Leading “respectable” voices often led the way. Shortly after the New Orleans incident, Henry Cabot Lodge said: “Southern Italians are apt to be ignorant, laz
y, destitute, and superstitious. In addition, a considerable percentage of those from cities are criminal.” In 1902, the five-volume History of the American People, written by Woodrow Wilson, who would later become president, gave his bias against southern Italians the status of a scholar’s judgment. These immigrants, he wrote, came from the “lowest class of Italy … They have neither the skill, nor energy, nor initiative, nor quick intelligence. The Chinese were more to be desired.”

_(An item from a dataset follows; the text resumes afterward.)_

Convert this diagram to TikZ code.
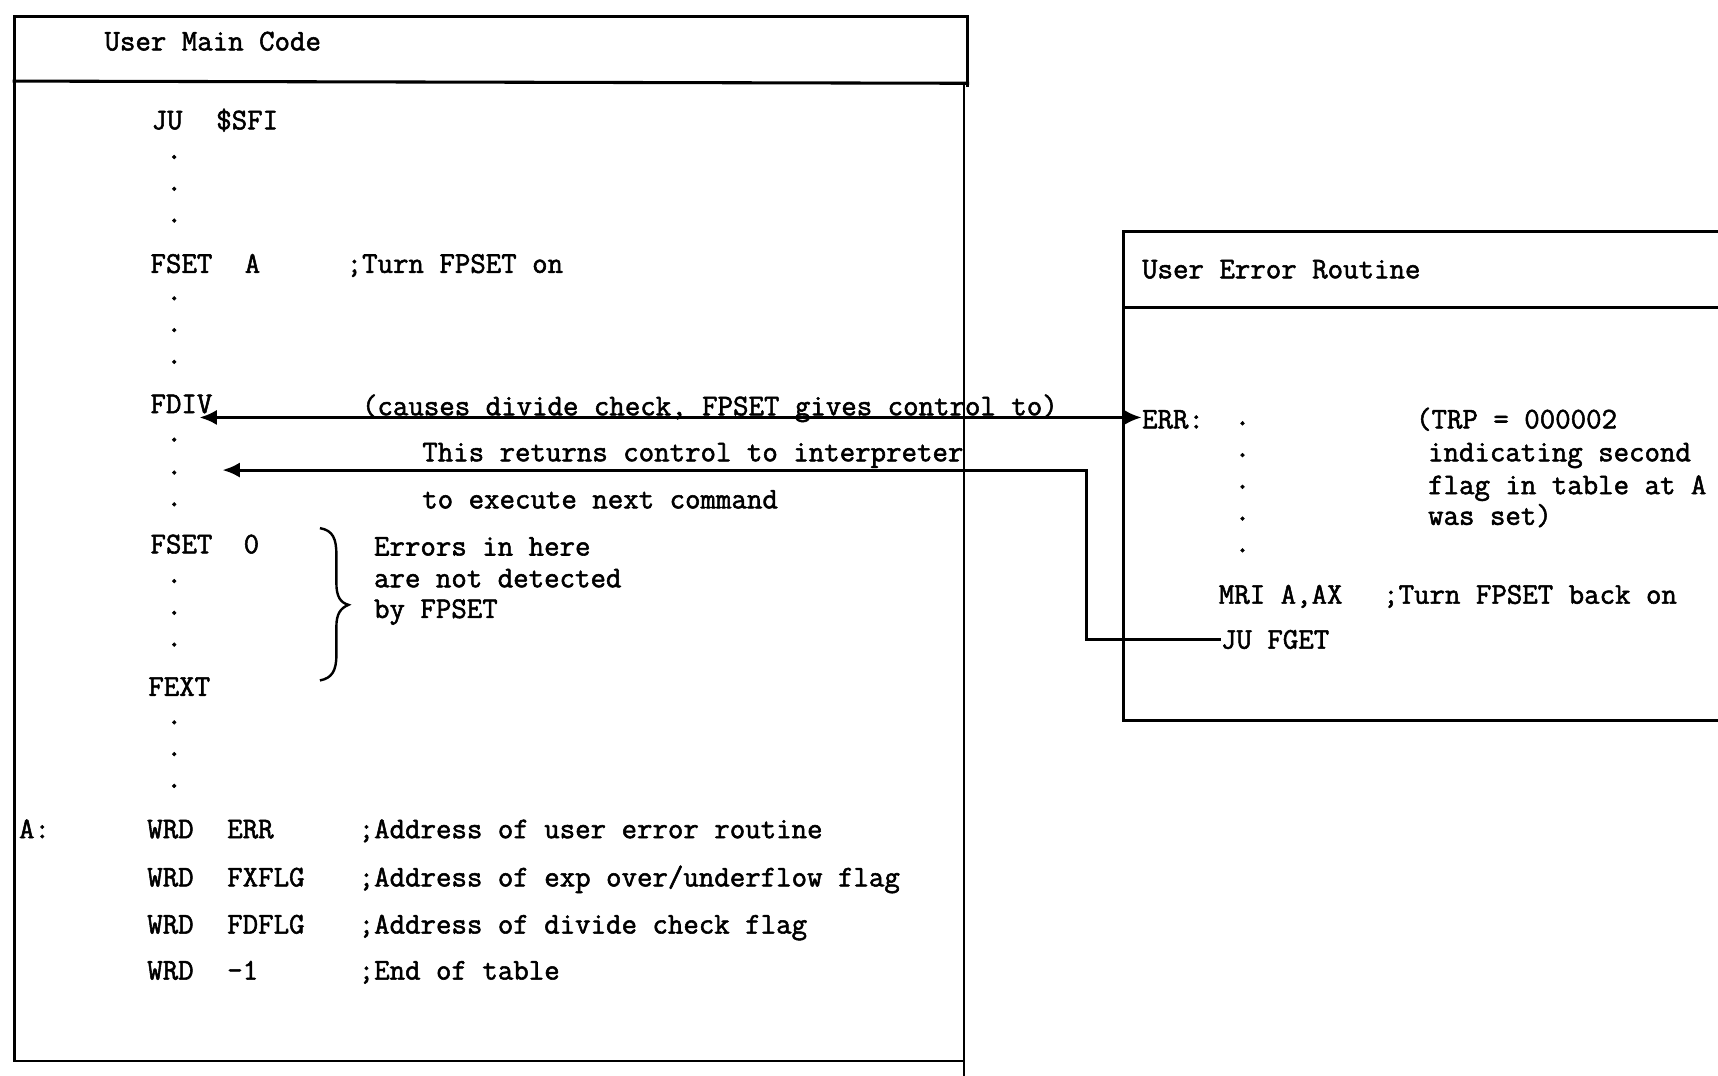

At the heart of the discrimination against southern Italians and Sicilians, considered inferior to their countrymen from the north, was the widespread view that immigrants from southern Italy belonged to a different race entirely. This perception was prevalent for many reasons: their darker complexions, their tendency not to speak English, and their tendency to be illiterate in their own language. Discrimination against southern Italians during this time was as much racism as xenophobia. The Bureau of Immigration reinforced these entrenched biases, classifying Italian immigrants as two different “races”—northern and southern. One official U.S. immigration report stated: “While industrious, Southern Italians … and Sicilians are less steady and less inclined to stick to a job, day in and day out, than other races.” There were other reasons for discrimination against southern Italians, the ethnic group who made up about 80 percent of the North End’s population by 1915. Most were not citizens, and many traveled seasonally between Italy and the United States, a migratory pattern that earned them the disparaging label “birds of passage” from other Americans, many of whom perceived Italian immigrants as uncommitted to the United States.